## begin
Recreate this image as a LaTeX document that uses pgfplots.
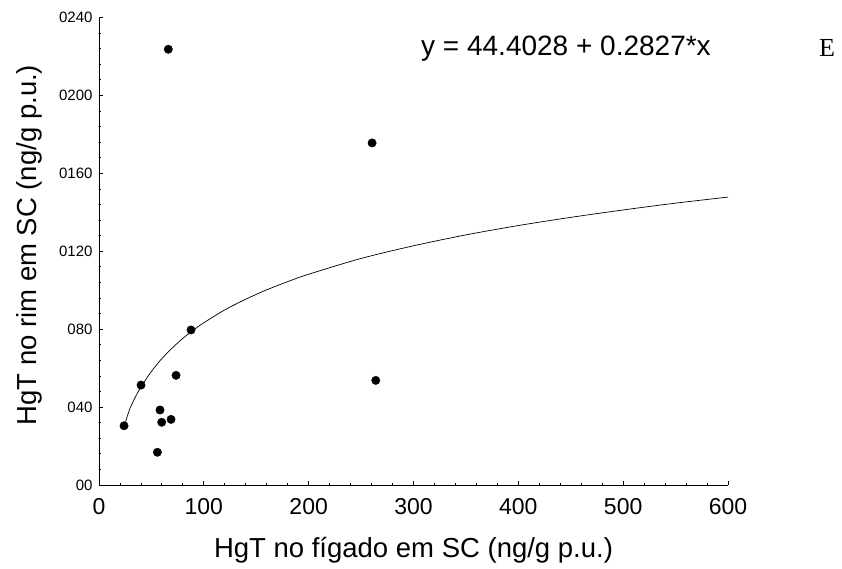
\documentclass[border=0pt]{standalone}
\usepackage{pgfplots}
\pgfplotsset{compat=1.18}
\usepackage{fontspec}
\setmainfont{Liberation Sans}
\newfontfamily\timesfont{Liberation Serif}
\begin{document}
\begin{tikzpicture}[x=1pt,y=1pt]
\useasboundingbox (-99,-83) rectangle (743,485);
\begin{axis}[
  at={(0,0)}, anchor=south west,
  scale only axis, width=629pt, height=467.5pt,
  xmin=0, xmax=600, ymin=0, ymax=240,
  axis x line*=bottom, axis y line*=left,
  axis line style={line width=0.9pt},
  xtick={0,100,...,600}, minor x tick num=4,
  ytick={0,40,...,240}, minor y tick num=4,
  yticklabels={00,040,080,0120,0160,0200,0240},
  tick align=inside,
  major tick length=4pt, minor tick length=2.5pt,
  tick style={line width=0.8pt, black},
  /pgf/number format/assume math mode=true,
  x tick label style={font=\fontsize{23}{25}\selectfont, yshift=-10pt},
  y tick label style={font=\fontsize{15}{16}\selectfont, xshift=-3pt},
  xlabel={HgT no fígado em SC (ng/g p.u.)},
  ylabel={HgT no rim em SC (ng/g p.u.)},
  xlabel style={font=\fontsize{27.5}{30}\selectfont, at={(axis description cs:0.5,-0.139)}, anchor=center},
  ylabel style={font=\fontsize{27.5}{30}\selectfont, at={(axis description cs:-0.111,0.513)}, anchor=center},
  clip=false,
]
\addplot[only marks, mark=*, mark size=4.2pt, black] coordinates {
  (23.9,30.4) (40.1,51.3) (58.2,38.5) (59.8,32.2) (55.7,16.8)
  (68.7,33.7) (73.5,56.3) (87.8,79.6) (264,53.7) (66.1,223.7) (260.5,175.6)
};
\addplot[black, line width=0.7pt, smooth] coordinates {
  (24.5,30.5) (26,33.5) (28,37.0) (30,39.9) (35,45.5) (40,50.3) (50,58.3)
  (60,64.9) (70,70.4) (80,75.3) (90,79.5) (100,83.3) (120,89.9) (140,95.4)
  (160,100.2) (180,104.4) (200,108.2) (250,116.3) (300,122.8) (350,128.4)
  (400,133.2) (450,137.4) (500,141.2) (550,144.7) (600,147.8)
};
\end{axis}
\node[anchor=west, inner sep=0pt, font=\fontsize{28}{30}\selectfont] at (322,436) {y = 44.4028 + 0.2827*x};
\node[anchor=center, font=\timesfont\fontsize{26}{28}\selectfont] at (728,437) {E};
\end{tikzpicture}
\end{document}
## end
__GIVEN REQUEST__
Write the material out again exactly as it appears, dropping the pictures.

__ANSWER FOR THE TASK__
Recreate this image as a LaTeX document that uses pgfplots.
\documentclass[border=0pt]{standalone}
\usepackage{pgfplots}
\pgfplotsset{compat=1.18}
\usepackage{fontspec}
\setmainfont{Liberation Sans}
\newfontfamily\timesfont{Liberation Serif}
\begin{document}
\begin{tikzpicture}[x=1pt,y=1pt]
\useasboundingbox (-99,-83) rectangle (743,485);
\begin{axis}[
  at={(0,0)}, anchor=south west,
  scale only axis, width=629pt, height=467.5pt,
  xmin=0, xmax=600, ymin=0, ymax=240,
  axis x line*=bottom, axis y line*=left,
  axis line style={line width=0.9pt},
  xtick={0,100,...,600}, minor x tick num=4,
  ytick={0,40,...,240}, minor y tick num=4,
  yticklabels={00,040,080,0120,0160,0200,0240},
  tick align=inside,
  major tick length=4pt, minor tick length=2.5pt,
  tick style={line width=0.8pt, black},
  /pgf/number format/assume math mode=true,
  x tick label style={font=\fontsize{23}{25}\selectfont, yshift=-10pt},
  y tick label style={font=\fontsize{15}{16}\selectfont, xshift=-3pt},
  xlabel={HgT no fígado em SC (ng/g p.u.)},
  ylabel={HgT no rim em SC (ng/g p.u.)},
  xlabel style={font=\fontsize{27.5}{30}\selectfont, at={(axis description cs:0.5,-0.139)}, anchor=center},
  ylabel style={font=\fontsize{27.5}{30}\selectfont, at={(axis description cs:-0.111,0.513)}, anchor=center},
  clip=false,
]
\addplot[only marks, mark=*, mark size=4.2pt, black] coordinates {
  (23.9,30.4) (40.1,51.3) (58.2,38.5) (59.8,32.2) (55.7,16.8)
  (68.7,33.7) (73.5,56.3) (87.8,79.6) (264,53.7) (66.1,223.7) (260.5,175.6)
};
\addplot[black, line width=0.7pt, smooth] coordinates {
  (24.5,30.5) (26,33.5) (28,37.0) (30,39.9) (35,45.5) (40,50.3) (50,58.3)
  (60,64.9) (70,70.4) (80,75.3) (90,79.5) (100,83.3) (120,89.9) (140,95.4)
  (160,100.2) (180,104.4) (200,108.2) (250,116.3) (300,122.8) (350,128.4)
  (400,133.2) (450,137.4) (500,141.2) (550,144.7) (600,147.8)
};
\end{axis}
\node[anchor=west, inner sep=0pt, font=\fontsize{28}{30}\selectfont] at (322,436) {y = 44.4028 + 0.2827*x};
\node[anchor=center, font=\timesfont\fontsize{26}{28}\selectfont] at (728,437) {E};
\end{tikzpicture}
\end{document}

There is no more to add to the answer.